我有以下要求,并希望转换为我想要的形式。根据输入,我想根据每个类的id键对输出做一些调整。

case class Day(id: Int, name: String)
case class Shift(id: Int, dayId: Int)
case class Break(id: Int, shiftId: Int)

val day1 = Day(1, "xx")
val day2 = Day(2, "xx")
val day3 = Day(3, "xx")

val shift1 = Shift(1, 1)
val shift2 = Shift(2, 1)
val shift3 = Shift(3, 2)

val break1 = Break(1, 1)
val break2 = Break(2, 3)

val input = Seq(
  ((day1, Some(shift1)), Some(break1)),
  ((day1, Some(shift2)), None),
  ((day2, Some(shift3)), Some(break2)),
  ((day3, None), None)
)

def convert(input: Seq[((Day, Option[Shift]), Option[Break])]): Seq[(Day, Seq[(Shift, Seq[Break])])] = {
  ???
}

val output = Seq(
  (day1, Seq((shift1, Seq(break1)), (shift2, Seq()))),
  (day2, Seq((shift3, Seq(break2)))),
  (day3, Seq())
)

任何人都有一些想法最好的方法吗?感谢。

3 个答案:

答案 0 :(得分:2)

如果您将输入结构更改为:

  val input = Seq(
    (day1, Some(shift1), Some(break1)),
    (day1, Some(shift2), None),
    (day2, Some(shift3), Some(break2)),
    (day2, None, None)
  )

(你跳过了元组的嵌套)

然后你可以使用下面的转换函数:

def convert(input: Seq[(Day, Option[Shift], Option[Break])]): Seq[(Day, Seq[(Shift, Seq[Break])])] = {
    val a = input.groupBy(_._1).map { case (day, gr) =>
        (day, gr.collect { case (_, Some(shift), breakOpt) =>
                (shift, breakOpt)
            }.groupBy(_._1).toSeq.map { case (shift, sq) => (shift, sq.flatMap(_._2))})
    }
    a.toSeq
}

最重要的是你只需要分组两次。一天一次,另一次轮班。其余的代码只是转换为您想要的输出格式。

转换可以这样做:

def flatten[A, B, C](t: ((A, B), C)) = (t._1._1, t._1._2, t._2)

然后:

convert(input.map(flatten))

答案 1 :(得分:2)

case class Day(id: Int, name: String)
case class Shift(id: Int, dayId: Int)
case class Break(id: Int, shiftId: Int)

val day1 = Day(1, "xx")
val day2 = Day(2, "xx")
val day3 = Day(3, "xx")

val shift1 = Shift(1, 1)
val shift2 = Shift(2, 1)
val shift3 = Shift(3, 2)

val break1 = Break(1, 1)
val break2 = Break(2, 3)

val input = Seq(
  ((day1, Some(shift1)), Some(break1)),
  ((day1, Some(shift2)), None),
  ((day2, Some(shift3)), Some(break2)),
  ((day2, None), None)
)

def convert(input: Seq[((Day, Option[Shift]), Option[Break])]): Seq[(Day, Seq[(Shift, Seq[Break])])] = {
  input.groupBy(_._1._1).toSeq.map(d=>(d._1,d._2.groupBy(_._1._2).filter(_._1.isDefined).toSeq.map(s=>(s._1.get,s._2.flatMap(_._2)))))
}

val output = Seq(
  (day1, Seq((shift1, Seq(break1)), (shift2, Seq()))),
  (day2, Seq((shift3, Seq(break2)))),
  (day3, Seq())
)

答案 2 :(得分:0)

也许是这样的。代码有点长,但它适用于您的特定输入。它也可以重构,因为两个部分函数几乎相同。

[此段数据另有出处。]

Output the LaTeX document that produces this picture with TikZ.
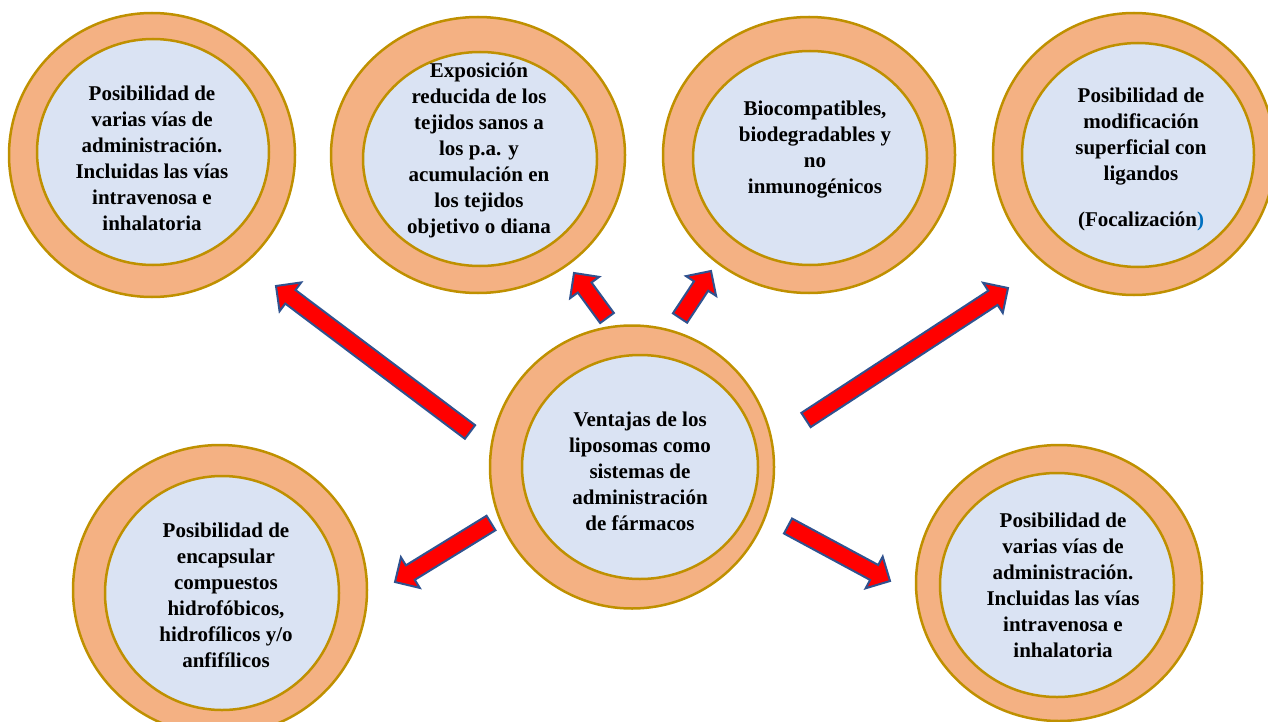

case class Day(id: Int, name: String)

case class Shift(id: Int, dayId: Int)

case class Break(id: Int, shiftId: Int)

val day1 = Day(1, "xx")
val day2 = Day(2, "xx")
val day3 = Day(3, "xx")

val shift1 = Shift(1, 1)
val shift2 = Shift(2, 1)
val shift3 = Shift(3, 2)

val break1 = Break(1, 1)
val break2 = Break(2, 3)

val input = Seq(
  ((day1, Some(shift1)), Some(break1)),
  ((day1, Some(shift2)), None),
  ((day2, Some(shift3)), Some(break2)),
  ((day2, None), None)
)

type MyReturnType = (Day, Seq[(Shift, Seq[Break])])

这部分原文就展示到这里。